▶ **Work to do**: Carry none of the pictures over; write out the complete data exactly.

▶ **Supplied information**:
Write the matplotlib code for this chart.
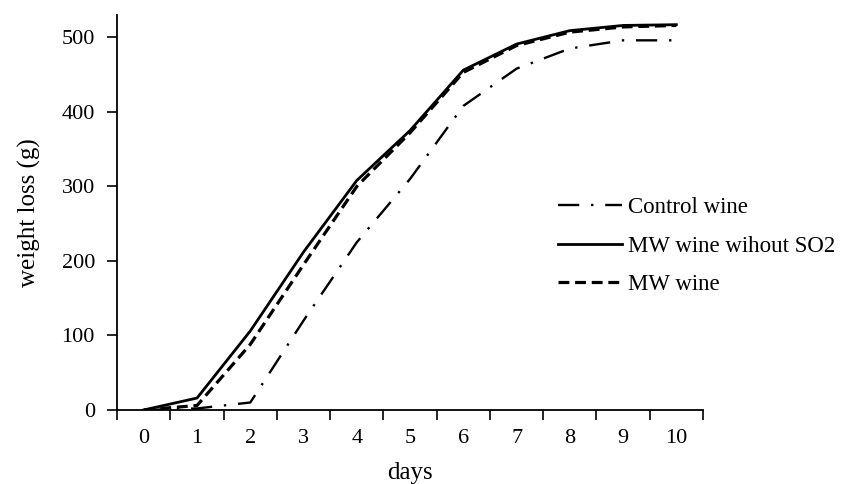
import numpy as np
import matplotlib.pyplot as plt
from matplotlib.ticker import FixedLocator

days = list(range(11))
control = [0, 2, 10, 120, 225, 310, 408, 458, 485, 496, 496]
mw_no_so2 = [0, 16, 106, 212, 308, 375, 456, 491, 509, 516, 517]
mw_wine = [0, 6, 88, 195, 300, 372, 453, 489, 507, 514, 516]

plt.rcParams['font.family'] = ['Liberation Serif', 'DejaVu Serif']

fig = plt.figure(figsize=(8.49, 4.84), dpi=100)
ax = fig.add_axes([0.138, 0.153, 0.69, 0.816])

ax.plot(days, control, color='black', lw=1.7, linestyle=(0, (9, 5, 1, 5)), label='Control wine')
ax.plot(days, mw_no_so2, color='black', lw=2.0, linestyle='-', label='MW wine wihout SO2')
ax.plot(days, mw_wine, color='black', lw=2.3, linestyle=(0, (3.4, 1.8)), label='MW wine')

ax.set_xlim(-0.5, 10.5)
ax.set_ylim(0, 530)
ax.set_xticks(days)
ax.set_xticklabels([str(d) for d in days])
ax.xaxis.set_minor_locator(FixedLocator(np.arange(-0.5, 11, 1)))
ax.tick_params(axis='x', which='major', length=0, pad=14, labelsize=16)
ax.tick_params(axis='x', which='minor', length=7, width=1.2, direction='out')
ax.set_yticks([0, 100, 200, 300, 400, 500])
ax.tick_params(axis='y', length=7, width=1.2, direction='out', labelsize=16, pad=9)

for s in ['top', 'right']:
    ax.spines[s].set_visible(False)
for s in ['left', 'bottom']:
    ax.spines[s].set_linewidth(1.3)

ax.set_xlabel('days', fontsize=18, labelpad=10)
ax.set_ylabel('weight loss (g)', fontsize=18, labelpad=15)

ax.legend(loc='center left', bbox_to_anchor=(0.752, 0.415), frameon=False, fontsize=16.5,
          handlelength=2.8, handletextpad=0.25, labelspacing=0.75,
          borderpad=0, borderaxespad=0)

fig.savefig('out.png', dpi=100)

▶ **Answer to the exercise**:
Write the matplotlib code for this chart.
import numpy as np
import matplotlib.pyplot as plt
from matplotlib.ticker import FixedLocator

days = list(range(11))
control = [0, 2, 10, 120, 225, 310, 408, 458, 485, 496, 496]
mw_no_so2 = [0, 16, 106, 212, 308, 375, 456, 491, 509, 516, 517]
mw_wine = [0, 6, 88, 195, 300, 372, 453, 489, 507, 514, 516]

plt.rcParams['font.family'] = ['Liberation Serif', 'DejaVu Serif']

fig = plt.figure(figsize=(8.49, 4.84), dpi=100)
ax = fig.add_axes([0.138, 0.153, 0.69, 0.816])

ax.plot(days, control, color='black', lw=1.7, linestyle=(0, (9, 5, 1, 5)), label='Control wine')
ax.plot(days, mw_no_so2, color='black', lw=2.0, linestyle='-', label='MW wine wihout SO2')
ax.plot(days, mw_wine, color='black', lw=2.3, linestyle=(0, (3.4, 1.8)), label='MW wine')

ax.set_xlim(-0.5, 10.5)
ax.set_ylim(0, 530)
ax.set_xticks(days)
ax.set_xticklabels([str(d) for d in days])
ax.xaxis.set_minor_locator(FixedLocator(np.arange(-0.5, 11, 1)))
ax.tick_params(axis='x', which='major', length=0, pad=14, labelsize=16)
ax.tick_params(axis='x', which='minor', length=7, width=1.2, direction='out')
ax.set_yticks([0, 100, 200, 300, 400, 500])
ax.tick_params(axis='y', length=7, width=1.2, direction='out', labelsize=16, pad=9)

for s in ['top', 'right']:
    ax.spines[s].set_visible(False)
for s in ['left', 'bottom']:
    ax.spines[s].set_linewidth(1.3)

ax.set_xlabel('days', fontsize=18, labelpad=10)
ax.set_ylabel('weight loss (g)', fontsize=18, labelpad=15)

ax.legend(loc='center left', bbox_to_anchor=(0.752, 0.415), frameon=False, fontsize=16.5,
          handlelength=2.8, handletextpad=0.25, labelspacing=0.75,
          borderpad=0, borderaxespad=0)

fig.savefig('out.png', dpi=100)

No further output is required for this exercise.